(Collection entries)
- - -

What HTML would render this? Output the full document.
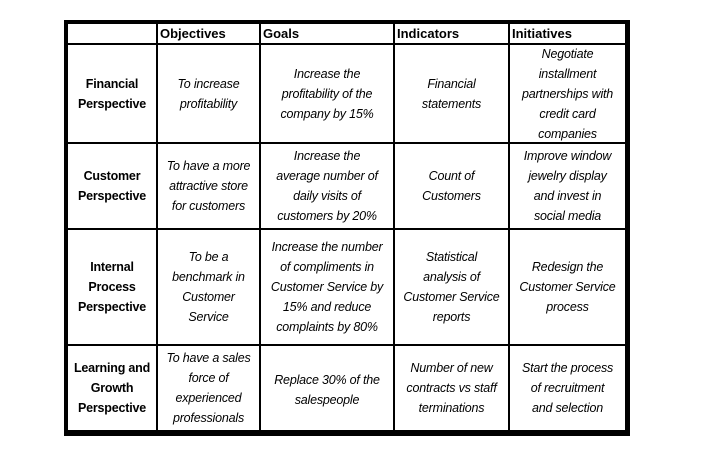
<!DOCTYPE html>
<html><head><meta charset="utf-8"><style>
body{margin:0;width:705px;height:460px;background:#fff;position:relative;overflow:hidden;font-family:"Liberation Sans",sans-serif;color:#000}
.l{position:absolute;background:#000}
.c{position:absolute;display:flex;align-items:center;justify-content:center;text-align:center;font-size:12.5px;line-height:20px;font-style:italic;letter-spacing:-0.2px}
.b{font-style:normal;font-weight:bold}
.h{position:absolute;font-weight:bold;font-size:13px;top:24px;height:20px;line-height:20px}
</style></head><body>
<div class="l" style="left:64px;top:20px;width:566px;height:4px"></div>
<div class="l" style="left:64px;top:430px;width:566px;height:6px"></div>
<div class="l" style="left:64px;top:20px;width:4px;height:416px"></div>
<div class="l" style="left:625px;top:20px;width:5px;height:416px"></div>
<div class="l" style="left:156px;top:20px;width:2px;height:416px"></div>
<div class="l" style="left:259px;top:20px;width:2px;height:416px"></div>
<div class="l" style="left:393px;top:20px;width:2px;height:416px"></div>
<div class="l" style="left:508px;top:20px;width:2px;height:416px"></div>
<div class="l" style="left:64px;top:43px;width:566px;height:2px"></div>
<div class="l" style="left:64px;top:142px;width:566px;height:2px"></div>
<div class="l" style="left:64px;top:228px;width:566px;height:2px"></div>
<div class="l" style="left:64px;top:344px;width:566px;height:2px"></div>

<div class="h" style="left:160px">Objectives</div>
<div class="h" style="left:263px">Goals</div>
<div class="h" style="left:397px">Indicators</div>
<div class="h" style="left:512px">Initiatives</div>

<div class="c b" style="left:68px;top:45px;width:88px;height:97px">Financial<br>Perspective</div>
<div class="c" style="left:158px;top:45px;width:101px;height:97px">To increase<br>profitability</div>
<div class="c" style="left:261px;top:45px;width:132px;height:97px">Increase the<br>profitability of the<br>company by 15%</div>
<div class="c" style="left:395px;top:45px;width:113px;height:97px">Financial<br>statements</div>
<div class="c" style="left:510px;top:45px;width:115px;height:97px">Negotiate<br>installment<br>partnerships with<br>credit card<br>companies</div>

<div class="c b" style="left:68px;top:144px;width:88px;height:84px">Customer<br>Perspective</div>
<div class="c" style="left:158px;top:144px;width:101px;height:84px">To have a more<br>attractive store<br>for customers</div>
<div class="c" style="left:261px;top:144px;width:132px;height:84px">Increase the<br>average number of<br>daily visits of<br>customers by 20%</div>
<div class="c" style="left:395px;top:144px;width:113px;height:84px">Count of<br>Customers</div>
<div class="c" style="left:510px;top:144px;width:115px;height:84px">Improve window<br>jewelry display<br>and invest in<br>social media</div>

<div class="c b" style="left:68px;top:230px;width:88px;height:114px">Internal<br>Process<br>Perspective</div>
<div class="c" style="left:158px;top:230px;width:101px;height:114px">To be a<br>benchmark in<br>Customer<br>Service</div>
<div class="c" style="left:261px;top:230px;width:132px;height:114px">Increase the number<br>of compliments in<br>Customer Service by<br>15% and reduce<br>complaints by 80%</div>
<div class="c" style="left:395px;top:230px;width:113px;height:114px">Statistical<br>analysis of<br>Customer Service<br>reports</div>
<div class="c" style="left:510px;top:230px;width:115px;height:114px">Redesign the<br>Customer Service<br>process</div>

<div class="c b" style="left:68px;top:346px;width:88px;height:84px">Learning and<br>Growth<br>Perspective</div>
<div class="c" style="left:158px;top:346px;width:101px;height:84px">To have a sales<br>force of<br>experienced<br>professionals</div>
<div class="c" style="left:261px;top:346px;width:132px;height:84px;align-items:flex-start;padding-top:24px;box-sizing:border-box">Replace 30% of the<br>salespeople</div>
<div class="c" style="left:395px;top:346px;width:113px;height:84px">Number of new<br>contracts vs staff<br>terminations</div>
<div class="c" style="left:510px;top:346px;width:115px;height:84px">Start the process<br>of recruitment<br>and selection</div>
</body></html>
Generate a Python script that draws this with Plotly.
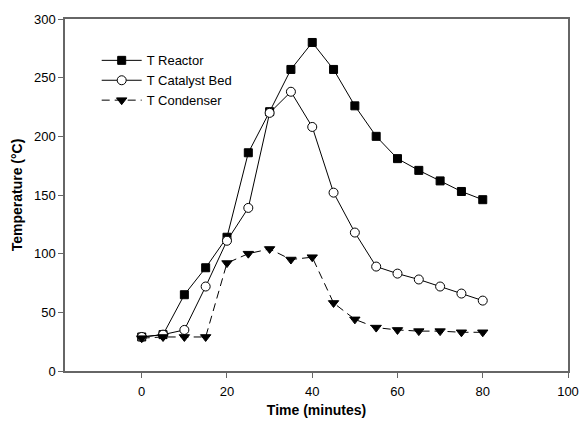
import plotly.graph_objects as go

time = [0, 5, 10, 15, 20, 25, 30, 35, 40, 45, 50, 55, 60, 65, 70, 75, 80]
t_reactor = [29, 31, 65, 88, 114, 186, 221, 257, 280, 257, 226, 200, 181, 171, 162, 153, 146]
t_catalyst = [29, 31, 35, 72, 111, 139, 220, 238, 208, 152, 118, 89, 83, 78, 72, 66, 60]
t_condenser = [28, 29, 29, 29, 92, 100, 104, 95, 97, 58, 44, 37, 35, 34, 34, 33, 33]

x_ticks = [0, 20, 40, 60, 80, 100]
y_ticks = [0, 50, 100, 150, 200, 250, 300]

fig = go.Figure()
fig.add_trace(go.Scatter(
    x=time, y=t_reactor, name="T Reactor", mode="lines+markers",
    line=dict(color="black", width=1),
    marker=dict(symbol="square", size=8, color="black", line=dict(color="black", width=1)),
))
fig.add_trace(go.Scatter(
    x=time, y=t_catalyst, name="T Catalyst Bed", mode="lines+markers",
    line=dict(color="black", width=1),
    marker=dict(symbol="circle", size=9, color="white", line=dict(color="black", width=1)),
))
fig.add_trace(go.Scatter(
    x=time, y=t_condenser, name="T Condenser", mode="lines+markers",
    line=dict(color="black", width=1, dash="8px,5px"),
    marker=dict(symbol="triangle-down", size=9, color="black", line=dict(color="black", width=1)),
))

axis_common = dict(
    showgrid=False, zeroline=False, showline=True, mirror=True, automargin=False,
    linecolor="#666666", linewidth=1.5, ticks="outside", ticklen=5,
    tickcolor="#666666", tickwidth=1,
    tickfont=dict(family="Arial, Liberation Sans", size=13, color="black"),
)

fig.update_xaxes(range=[-18, 100], tickvals=x_ticks, ticklabelstandoff=3,
                 title=dict(text="<b>Time (minutes)</b>", font=dict(family="Arial, Liberation Sans", size=14, color="black"), standoff=7),
                 **axis_common)
fig.update_yaxes(range=[0, 300], tickvals=y_ticks,
                 title=dict(text="<b>Temperature (°C)</b>", font=dict(family="Arial, Liberation Sans", size=14, color="black"), standoff=8),
                 **axis_common)

fig.update_layout(
    width=583, height=421,
    margin=dict(l=65, r=15, t=19, b=50),
    plot_bgcolor="white", paper_bgcolor="white",
    legend=dict(x=0.063, y=0.925, xanchor="left", yanchor="top",
                bgcolor="rgba(0,0,0,0)", tracegroupgap=0, itemwidth=40,
                font=dict(family="Arial, Liberation Sans", size=13, color="black")),
)

fig.write_html("out.html")
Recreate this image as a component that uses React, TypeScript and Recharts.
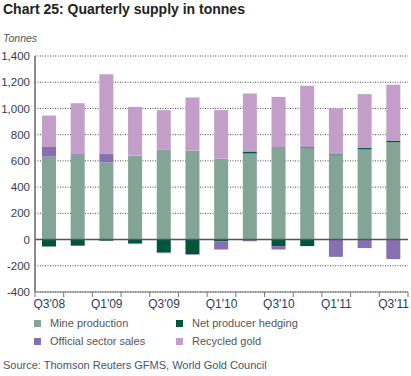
import { Bar, BarChart, CartesianGrid, ReferenceLine, XAxis, YAxis } from "recharts";

const quarters = [
  "Q3'08", "Q4'08", "Q1'09", "Q2'09", "Q3'09", "Q4'09", "Q1'10",
  "Q2'10", "Q3'10", "Q4'10", "Q1'11", "Q2'11", "Q3'11",
];
const mineProduction = [632, 647, 588, 640, 686, 678, 617, 657, 706, 698, 642, 688, 741];
const netHedging = [-53, -47, -9, -30, -99, -111, -14, 15, -50, -50, 8, 10, 14];
const officialSales = [74, 10, 64, -5, -5, -5, -62, -12, -26, 13, -132, -65, -149];
const recycledGold = [240, 383, 608, 372, 301, 406, 370, 442, 382, 462, 350, 411, 426];
const yTicks = [-400, -200, 0, 200, 400, 600, 800, 1000, 1200, 1400];

const SERIES = [
  { key: "mine", name: "Mine production", color: "#83a598" },
  { key: "hedging", name: "Net producer hedging", color: "#00553b" },
  { key: "official", name: "Official sector sales", color: "#8670b1" },
  { key: "recycled", name: "Recycled gold", color: "#c29ec9" },
];

const data = quarters.map((q, i) => ({
  quarter: q,
  mine: mineProduction[i],
  hedging: netHedging[i],
  official: officialSales[i],
  recycled: recycledGold[i],
}));

const FONT = "'Liberation Sans', Arial, sans-serif";
const AXIS_TEXT = "#2f3c58";

function XTick(props: any) {
  const { x, y, payload, index } = props;
  const off = payload?.offset ?? 0;
  const axisY = y - 7;
  return (
    <g>
      <line x1={x - off} x2={x - off} y1={axisY} y2={axisY + 5} stroke="#777" />
      {index === quarters.length - 1 && (
        <line x1={x + off} x2={x + off} y1={axisY} y2={axisY + 5} stroke="#777" />
      )}
      {index % 2 === 0 && (
        <text x={x} y={y} dy="0.71em" textAnchor="middle" fontSize={12} fill={AXIS_TEXT} fontFamily={FONT}>
          {payload.value}
        </text>
      )}
    </g>
  );
}

export default function App() {
  return (
    <div style={{ position: "absolute", left: 0, top: 0, width: 411, height: 376, fontFamily: FONT, background: "#fff" }}>
      <div style={{ position: "absolute", left: 3, top: 1, fontSize: 14, fontWeight: 700, color: "#222" }}>
        Chart 25: Quarterly supply in tonnes
      </div>
      <div style={{ position: "absolute", left: 3, top: 32, fontSize: 10.5, fontStyle: "italic", color: "#555" }}>
        Tonnes
      </div>
      <div style={{ position: "absolute", left: 0, top: 0 }}>
        <BarChart
          width={411}
          height={310}
          data={data}
          stackOffset="sign"
          margin={{ top: 56, right: 3, bottom: 0, left: 0 }}
        >
          <CartesianGrid vertical={false} stroke="#444" strokeDasharray="1 1.5" />
          <YAxis
            width={35}
            domain={[-400, 1400]}
            ticks={yTicks}
            tickLine={false}
            tickSize={5}
            tickMargin={0}
            axisLine={{ stroke: "#666", strokeWidth: 1.5 }}
            tick={{ fontSize: 11.5, fill: AXIS_TEXT, fontFamily: FONT }}
            tickFormatter={(v: number) => v.toLocaleString("en-US")}
            interval={0}
          />
          <XAxis
            dataKey="quarter"
            height={18}
            interval={0}
            tickLine={false}
            tickSize={5}
            tickMargin={2}
            axisLine={{ stroke: "#777" }}
            tick={<XTick />}
          />
          {SERIES.map((s) => (
            <Bar
              key={s.key}
              dataKey={s.key}
              name={s.name}
              stackId="a"
              fill={s.color}
              barSize={14}
              isAnimationActive={false}
            />
          ))}
          <ReferenceLine y={0} stroke="#555" strokeWidth={1.5} />
        </BarChart>
      </div>
      {SERIES.map((s, i) => (
        <div
          key={s.key}
          style={{
            position: "absolute",
            left: i % 2 === 0 ? 34 : 176,
            top: i < 2 ? 317 : 335,
            display: "flex",
            alignItems: "center",
            fontSize: 11,
            color: "#555",
            whiteSpace: "nowrap",
          }}
        >
          <span style={{ display: "inline-block", width: 7, height: 7, background: s.color, marginRight: 9 }} />
          {s.name}
        </div>
      ))}
      <div style={{ position: "absolute", left: 3, top: 359, fontSize: 11, color: "#3a5776", whiteSpace: "nowrap" }}>
        <span style={{ color: "#555" }}>Source:</span> Thomson Reuters GFMS, World Gold Council
      </div>
    </div>
  );
}
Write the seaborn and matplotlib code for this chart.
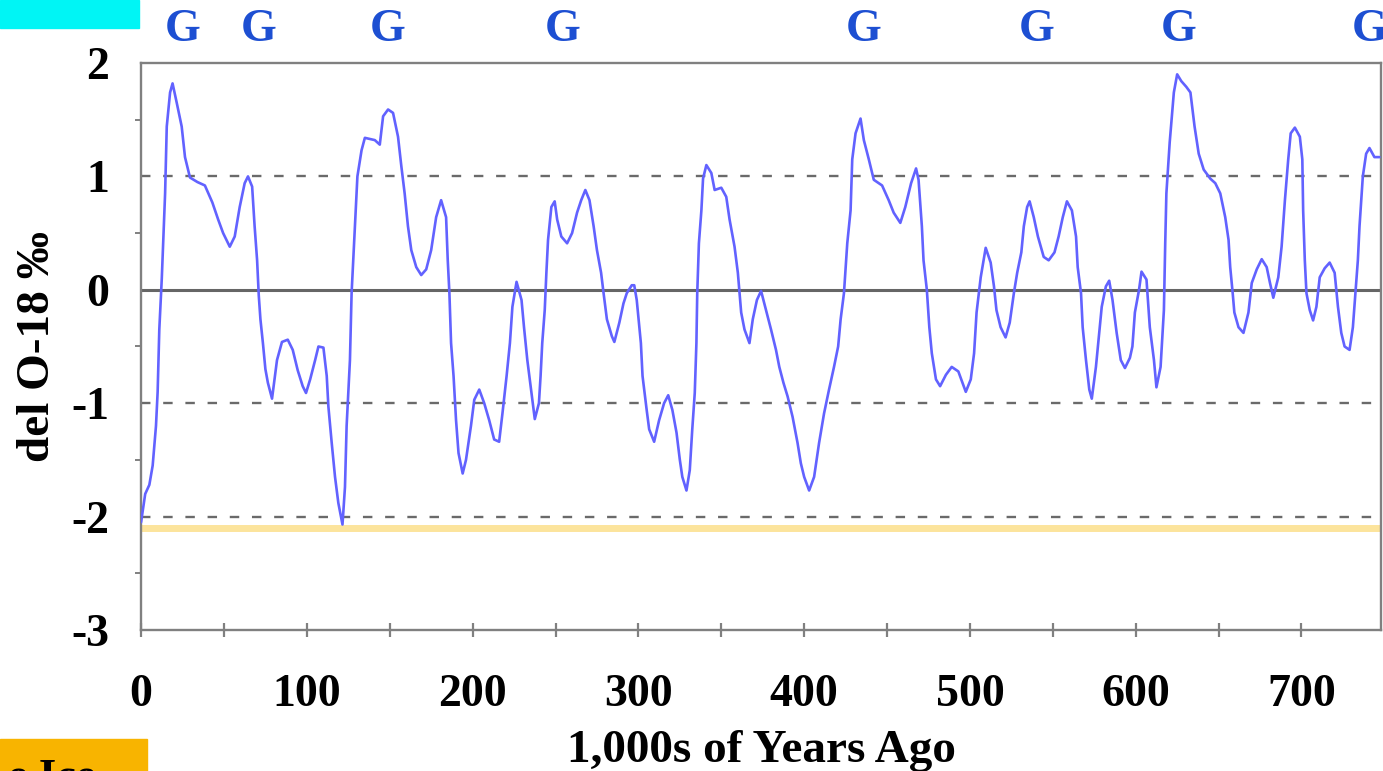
import matplotlib
matplotlib.use("Agg")
import matplotlib.pyplot as plt
import seaborn as sns
import pandas as pd
from matplotlib.patches import Rectangle
from matplotlib.ticker import MultipleLocator, FixedLocator
import matplotlib.transforms as mtransforms

# Datos (miles de años, del O-18)
edad_kyr = [
    0, 2.5, 5, 7, 9, 10, 11, 12.5, 14.5, 15.5, 17.5, 19, 21.5, 24.5, 26.5, 29.5,
    34, 38.5, 43, 46.5, 49.5, 53.5, 56.5, 59.5, 62.5, 64.5, 67, 68.5, 70, 71,
    72, 73.5, 75, 76.5, 79, 82, 85, 88.5, 91.5, 94.5, 97.5, 99.5, 102, 105,
    107, 110, 112, 113, 115, 117, 119, 121.5, 123, 124, 126, 127, 129, 130.5,
    133, 135, 138, 141, 144, 146, 149, 152, 155, 157, 159, 161, 163, 166, 169,
    172, 175, 178, 181, 184, 185, 186, 187, 188.5, 190, 191.5, 194, 196, 199,
    201, 204, 207, 210, 213, 216, 218, 220.5, 222.5, 224, 226.5, 229.5, 231,
    233, 235.5, 237.5, 240, 241, 242, 243.5, 244.5, 245.5, 247.5, 249.5, 251,
    253.5, 257, 260, 263, 265.5, 268, 270.5, 273, 275, 277.5, 279, 281, 284,
    285.5, 288.5, 291, 293, 296, 297.5, 299, 301.5, 302.5, 305, 306.5, 309.5,
    312.5, 315.5, 318, 320.5, 323, 325, 326.5, 329, 331, 332.5, 334, 335,
    335.5, 336.5, 338, 339, 341, 344, 346, 350, 353, 355, 358, 360, 361, 362,
    364, 367, 369, 371.5, 374, 377, 380, 383, 385, 387.5, 390, 393, 396, 398,
    400, 403, 406, 409, 412, 415, 418, 420.5, 422, 424, 426, 428, 429, 431,
    434, 436, 439, 442, 447, 451, 454, 458, 461, 464.5, 467.5, 469, 471, 472,
    474, 475.5, 477, 479.5, 482, 485.5, 489, 493, 497.5, 500.5, 502.5, 504,
    506.5, 509.5, 512.5, 514.5, 516, 518.5, 521.5, 524, 526.5, 528.5, 531,
    532.5, 534.5, 536, 538.5, 541, 544.5, 547.5, 551, 553.5, 556, 558.5,
    561.5, 564, 565, 567, 568, 570, 572, 573.5, 576, 578, 579.5, 582, 584,
    586, 588.5, 591, 593.5, 596.5, 598, 599.5, 602, 603.5, 606.5, 608.5, 611,
    612.5, 615, 617, 617.8, 618.5, 620.5, 623, 625, 627.5, 630.5, 633, 635.5,
    638, 641, 645, 648, 651, 654, 656, 657, 658.5, 659.5, 662, 665, 668, 670,
    673, 676, 679, 681, 683, 686, 688, 690, 692, 693.5, 696, 699, 700.5, 701,
    702, 703, 705, 707, 709, 711, 714, 717, 720, 722, 724, 726, 729, 731,
    732.5, 734, 735, 737, 739, 741, 744, 747,
]
del_o18 = [
    -2.05, -1.8, -1.72, -1.55, -1.2, -0.9, -0.35, 0.1, 0.85, 1.44, 1.74, 1.82,
    1.65, 1.44, 1.17, 0.99, 0.95, 0.92, 0.77, 0.62, 0.5, 0.38, 0.47, 0.73,
    0.94, 1.0, 0.91, 0.56, 0.26, -0.05, -0.26, -0.47, -0.7, -0.82, -0.96,
    -0.62, -0.46, -0.44, -0.53, -0.71, -0.85, -0.91, -0.79, -0.62, -0.5,
    -0.51, -0.76, -1.03, -1.35, -1.65, -1.88, -2.07, -1.74, -1.2, -0.62,
    -0.03, 0.56, 1.0, 1.23, 1.34, 1.33, 1.32, 1.28, 1.53, 1.59, 1.56, 1.35,
    1.09, 0.85, 0.56, 0.35, 0.2, 0.13, 0.18, 0.35, 0.64, 0.79, 0.64, 0.26,
    -0.03, -0.47, -0.76, -1.15, -1.44, -1.62, -1.5, -1.2, -0.97, -0.88, -1.0,
    -1.15, -1.32, -1.34, -1.09, -0.76, -0.47, -0.15, 0.07, -0.09, -0.33,
    -0.62, -0.91, -1.14, -1.0, -0.76, -0.47, -0.18, 0.15, 0.44, 0.73, 0.78,
    0.62, 0.47, 0.41, 0.5, 0.68, 0.79, 0.88, 0.79, 0.56, 0.35, 0.15, -0.03,
    -0.26, -0.41, -0.46, -0.29, -0.12, -0.03, 0.04, 0.04, -0.09, -0.47,
    -0.76, -1.06, -1.23, -1.34, -1.15, -1.0, -0.93, -1.06, -1.26, -1.5,
    -1.65, -1.77, -1.59, -1.23, -0.91, -0.47, -0.03, 0.41, 0.7, 0.98, 1.1,
    1.03, 0.88, 0.9, 0.82, 0.62, 0.38, 0.15, -0.03, -0.2, -0.35, -0.47,
    -0.26, -0.09, -0.01, -0.18, -0.35, -0.53, -0.68, -0.82, -0.94, -1.12,
    -1.35, -1.53, -1.65, -1.77, -1.65, -1.35, -1.09, -0.88, -0.68, -0.5,
    -0.26, -0.03, 0.41, 0.7, 1.15, 1.38, 1.51, 1.32, 1.15, 0.97, 0.92, 0.79,
    0.68, 0.59, 0.73, 0.94, 1.07, 0.97, 0.56, 0.26, 0.0, -0.33, -0.56, -0.79,
    -0.85, -0.75, -0.68, -0.72, -0.9, -0.79, -0.56, -0.2, 0.11, 0.37, 0.24,
    0.03, -0.18, -0.33, -0.42, -0.29, -0.03, 0.15, 0.33, 0.56, 0.73, 0.78,
    0.64, 0.47, 0.29, 0.26, 0.33, 0.47, 0.64, 0.78, 0.7, 0.47, 0.2, -0.03,
    -0.33, -0.62, -0.88, -0.96, -0.68, -0.38, -0.15, 0.03, 0.08, -0.09,
    -0.38, -0.62, -0.69, -0.6, -0.5, -0.2, 0.0, 0.16, 0.09, -0.33, -0.62,
    -0.86, -0.68, -0.18, 0.41, 0.85, 1.3, 1.74, 1.9, 1.84, 1.79, 1.74, 1.44,
    1.2, 1.06, 0.98, 0.94, 0.85, 0.64, 0.44, 0.2, -0.03, -0.2, -0.33, -0.38,
    -0.2, 0.06, 0.18, 0.27, 0.2, 0.06, -0.07, 0.11, 0.38, 0.79, 1.15, 1.38,
    1.43, 1.35, 1.15, 0.7, 0.26, -0.03, -0.18, -0.27, -0.15, 0.11, 0.19,
    0.24, 0.15, -0.15, -0.38, -0.5, -0.53, -0.33, -0.03, 0.26, 0.56, 1.0,
    1.2, 1.25, 1.17, 1.17,
]

# Marcas "G" encima del grafico (miles de años)
g_edades = [25, 71, 149, 254, 436, 540, 626, 741]

y_ticks = [2, 1, 0, -1, -2, -3]
y_discontinuas = [1, -1, -2]
x_ticks = [0, 100, 200, 300, 400, 500, 600, 700]
linea_amarilla = -2.1

df = pd.DataFrame({"edad": edad_kyr, "o18": del_o18})

sns.set_style("white")
plt.rcParams["font.family"] = ["Liberation Serif", "DejaVu Serif"]
plt.rcParams["font.weight"] = "bold"
plt.rcParams["text.color"] = "black"
plt.rcParams["axes.labelcolor"] = "black"
plt.rcParams["xtick.labelcolor"] = "black"
plt.rcParams["ytick.labelcolor"] = "black"

fig = plt.figure(figsize=(13.83, 7.71), dpi=100)
ax = fig.add_axes([0.102, 0.1829, 0.8966, 0.7354])

ax.axhline(linea_amarilla, color="#fce49c", lw=5, zorder=1)
for v in y_discontinuas:
    ax.axhline(v, color="#6a6a6a", lw=1.7, linestyle=(0, (4, 5.4)), zorder=2)
ax.axhline(0, color="#666666", lw=2.2, zorder=2)

sns.lineplot(data=df, x="edad", y="o18", ax=ax, color="#6262ff", lw=1.9,
             estimator=None, sort=False, zorder=3)

ax.set_xlim(0, 748)
ax.set_ylim(-3, 2)
ax.xaxis.set_major_locator(FixedLocator(x_ticks))
ax.xaxis.set_minor_locator(MultipleLocator(50))
ax.yaxis.set_major_locator(FixedLocator(y_ticks))
ax.yaxis.set_minor_locator(MultipleLocator(0.5))
ax.set_xticklabels([str(t) for t in x_ticks])
ax.set_yticklabels([str(t) for t in y_ticks])

for s in ax.spines.values():
    s.set_color("#808080")
    s.set_linewidth(1.7)

ax.tick_params(axis="y", which="major", direction="out", length=10, width=1.6,
               color="#808080", labelsize=33, pad=13)
ax.tick_params(axis="y", which="minor", direction="out", length=4, width=1.4,
               color="#808080", left=True)
ax.tick_params(axis="x", which="both", direction="inout", length=10, width=1.6,
               color="#808080", labelsize=33, pad=27, bottom=True)
for lab in ax.get_xticklabels() + ax.get_yticklabels():
    lab.set_fontweight("bold")

ax.set_xlabel("1,000s of Years Ago", fontsize=34, fontweight="bold")
ax.set_ylabel("del O-18 ‰", fontsize=34, fontweight="bold")
ax.xaxis.set_label_coords(0.5, -0.214)
ax.xaxis.label.set_verticalalignment("center")
ax.yaxis.set_label_coords(-0.083, 0.5)
ax.yaxis.label.set_verticalalignment("center")

trans = mtransforms.blended_transform_factory(ax.transData, ax.transAxes)
for g in g_edades:
    ax.text(g, 1.058, "G", transform=trans, ha="center", va="center",
            fontsize=33, fontweight="bold", color="#1d4fd2", clip_on=False)

# recuadros de color recortados en las esquinas
fig.patches.append(Rectangle((0, 1 - 28 / 771), 139 / 1383, 28 / 771,
                             transform=fig.transFigure, color="#00f5f5"))
fig.patches.append(Rectangle((0, 0), 147 / 1383, 32 / 771,
                             transform=fig.transFigure, color="#f8b400"))
fig.text(8 / 1383, -18 / 771, "e Ice", fontsize=32, color="black",
         va="baseline", ha="left")

fig.savefig("out.png", dpi=100)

- - -

# BRIEF
Skip the pictures. Set down only the lines from the one containing "Recreate this image" through the one containing "1000, 1200, 1400];", exactly as they appear, ends included.

# RESPONSE FOR THIS EXERCISE
Recreate this image as a component that uses React, TypeScript and Recharts.
import { Bar, BarChart, CartesianGrid, ReferenceLine, XAxis, YAxis } from "recharts";

const quarters = [
  "Q3'08", "Q4'08", "Q1'09", "Q2'09", "Q3'09", "Q4'09", "Q1'10",
  "Q2'10", "Q3'10", "Q4'10", "Q1'11", "Q2'11", "Q3'11",
];
const mineProduction = [632, 647, 588, 640, 686, 678, 617, 657, 706, 698, 642, 688, 741];
const netHedging = [-53, -47, -9, -30, -99, -111, -14, 15, -50, -50, 8, 10, 14];
const officialSales = [74, 10, 64, -5, -5, -5, -62, -12, -26, 13, -132, -65, -149];
const recycledGold = [240, 383, 608, 372, 301, 406, 370, 442, 382, 462, 350, 411, 426];
const yTicks = [-400, -200, 0, 200, 400, 600, 800, 1000, 1200, 1400];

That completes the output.